— Begin INFORMATION SHOWN —
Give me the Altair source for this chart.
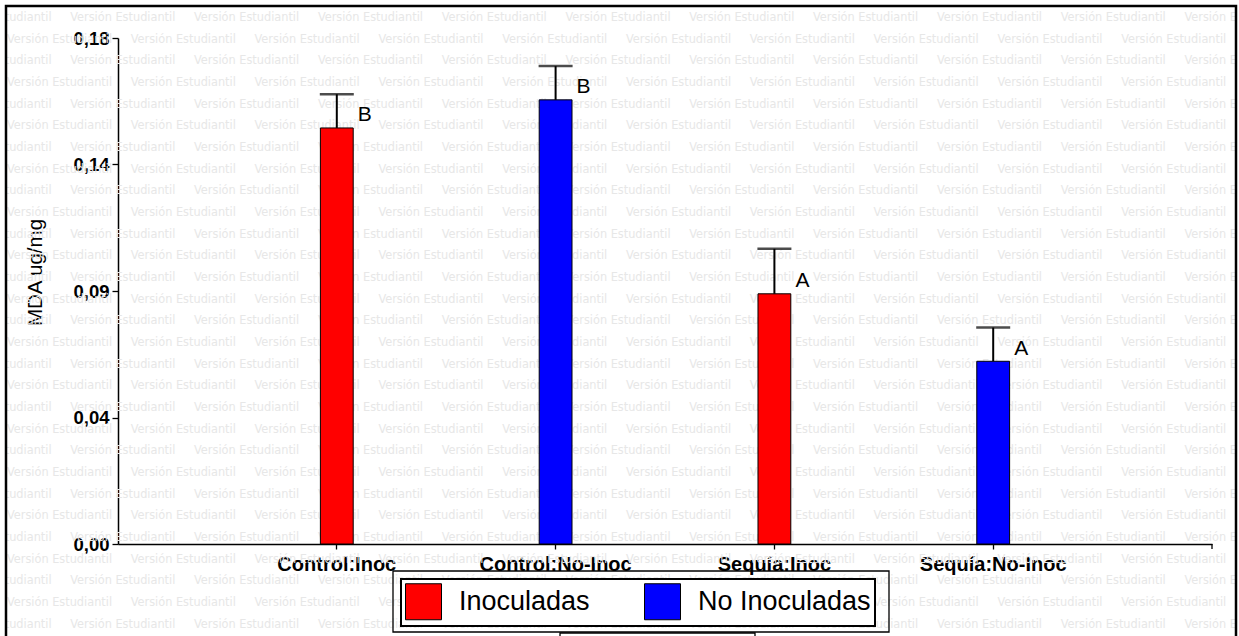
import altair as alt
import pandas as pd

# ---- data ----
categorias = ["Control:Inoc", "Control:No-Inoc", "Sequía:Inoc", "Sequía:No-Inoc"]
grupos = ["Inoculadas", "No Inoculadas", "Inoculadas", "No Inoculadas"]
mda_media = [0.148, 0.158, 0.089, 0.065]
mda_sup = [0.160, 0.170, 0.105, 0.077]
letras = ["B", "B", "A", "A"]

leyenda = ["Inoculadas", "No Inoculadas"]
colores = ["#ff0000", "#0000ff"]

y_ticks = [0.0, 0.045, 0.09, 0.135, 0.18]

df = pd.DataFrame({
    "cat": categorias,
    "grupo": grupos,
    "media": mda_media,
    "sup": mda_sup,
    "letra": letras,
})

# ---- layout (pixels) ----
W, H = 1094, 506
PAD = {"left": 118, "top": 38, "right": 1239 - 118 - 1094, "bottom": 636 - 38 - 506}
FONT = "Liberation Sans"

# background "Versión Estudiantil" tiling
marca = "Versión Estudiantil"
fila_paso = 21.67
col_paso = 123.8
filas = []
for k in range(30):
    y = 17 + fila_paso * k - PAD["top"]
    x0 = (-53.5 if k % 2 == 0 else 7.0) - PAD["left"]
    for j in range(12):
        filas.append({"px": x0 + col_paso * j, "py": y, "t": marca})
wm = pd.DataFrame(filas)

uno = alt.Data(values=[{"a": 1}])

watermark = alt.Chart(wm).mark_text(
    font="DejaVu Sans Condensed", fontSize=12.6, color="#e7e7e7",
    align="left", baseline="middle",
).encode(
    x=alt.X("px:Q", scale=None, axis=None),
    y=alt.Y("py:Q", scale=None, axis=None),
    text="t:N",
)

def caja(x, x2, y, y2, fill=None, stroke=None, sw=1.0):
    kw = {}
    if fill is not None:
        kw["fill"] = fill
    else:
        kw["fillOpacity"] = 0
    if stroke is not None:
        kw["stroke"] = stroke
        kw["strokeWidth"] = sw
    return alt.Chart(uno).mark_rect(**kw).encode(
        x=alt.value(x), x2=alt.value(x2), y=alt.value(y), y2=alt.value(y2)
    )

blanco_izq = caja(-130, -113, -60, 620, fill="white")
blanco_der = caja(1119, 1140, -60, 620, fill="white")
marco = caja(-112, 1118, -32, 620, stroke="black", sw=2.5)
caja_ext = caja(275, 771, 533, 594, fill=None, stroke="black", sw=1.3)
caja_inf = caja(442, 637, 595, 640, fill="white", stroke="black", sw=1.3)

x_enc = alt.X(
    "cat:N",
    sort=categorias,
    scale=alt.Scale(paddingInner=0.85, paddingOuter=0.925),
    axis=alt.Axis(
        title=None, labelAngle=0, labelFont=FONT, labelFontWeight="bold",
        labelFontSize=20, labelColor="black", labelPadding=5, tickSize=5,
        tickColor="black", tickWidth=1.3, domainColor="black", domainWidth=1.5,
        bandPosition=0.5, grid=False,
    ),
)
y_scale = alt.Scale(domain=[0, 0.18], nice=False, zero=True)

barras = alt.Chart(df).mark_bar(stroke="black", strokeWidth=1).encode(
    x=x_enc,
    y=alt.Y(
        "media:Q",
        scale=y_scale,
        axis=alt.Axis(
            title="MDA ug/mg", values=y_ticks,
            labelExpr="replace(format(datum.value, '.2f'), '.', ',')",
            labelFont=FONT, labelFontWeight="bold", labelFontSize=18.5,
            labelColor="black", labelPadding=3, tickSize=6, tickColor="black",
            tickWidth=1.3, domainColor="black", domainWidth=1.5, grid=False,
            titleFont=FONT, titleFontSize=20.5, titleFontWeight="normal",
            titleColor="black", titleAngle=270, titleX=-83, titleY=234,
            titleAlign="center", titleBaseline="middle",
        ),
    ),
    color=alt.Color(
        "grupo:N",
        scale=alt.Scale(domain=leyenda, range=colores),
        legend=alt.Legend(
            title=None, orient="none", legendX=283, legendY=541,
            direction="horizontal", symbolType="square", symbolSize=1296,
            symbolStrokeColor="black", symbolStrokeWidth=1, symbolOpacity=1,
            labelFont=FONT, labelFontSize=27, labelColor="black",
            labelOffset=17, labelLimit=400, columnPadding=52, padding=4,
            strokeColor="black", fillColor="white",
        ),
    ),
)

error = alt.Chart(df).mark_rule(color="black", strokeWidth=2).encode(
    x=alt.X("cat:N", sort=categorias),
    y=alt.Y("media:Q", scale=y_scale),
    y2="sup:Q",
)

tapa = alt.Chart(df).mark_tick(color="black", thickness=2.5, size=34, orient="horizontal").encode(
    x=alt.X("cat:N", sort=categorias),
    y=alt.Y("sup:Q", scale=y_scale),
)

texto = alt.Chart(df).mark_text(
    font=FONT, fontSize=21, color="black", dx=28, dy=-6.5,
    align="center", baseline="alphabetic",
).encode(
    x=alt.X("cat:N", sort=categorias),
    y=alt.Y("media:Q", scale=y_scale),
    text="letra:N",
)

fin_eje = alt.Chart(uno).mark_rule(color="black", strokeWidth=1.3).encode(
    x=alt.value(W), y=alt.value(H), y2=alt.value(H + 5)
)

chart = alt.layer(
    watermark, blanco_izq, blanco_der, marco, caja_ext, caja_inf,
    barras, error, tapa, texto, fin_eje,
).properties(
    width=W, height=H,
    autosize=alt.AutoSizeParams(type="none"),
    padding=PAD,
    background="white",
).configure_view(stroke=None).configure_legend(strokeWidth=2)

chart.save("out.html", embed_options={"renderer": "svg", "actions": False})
— End INFORMATION SHOWN —
Take the lines from the start of the material to the line with "import pandas as pd", both included, and transcribe them exactly without the pictures.

- **TASK RESPONSE**:
Give me the Altair source for this chart.
import altair as alt
import pandas as pd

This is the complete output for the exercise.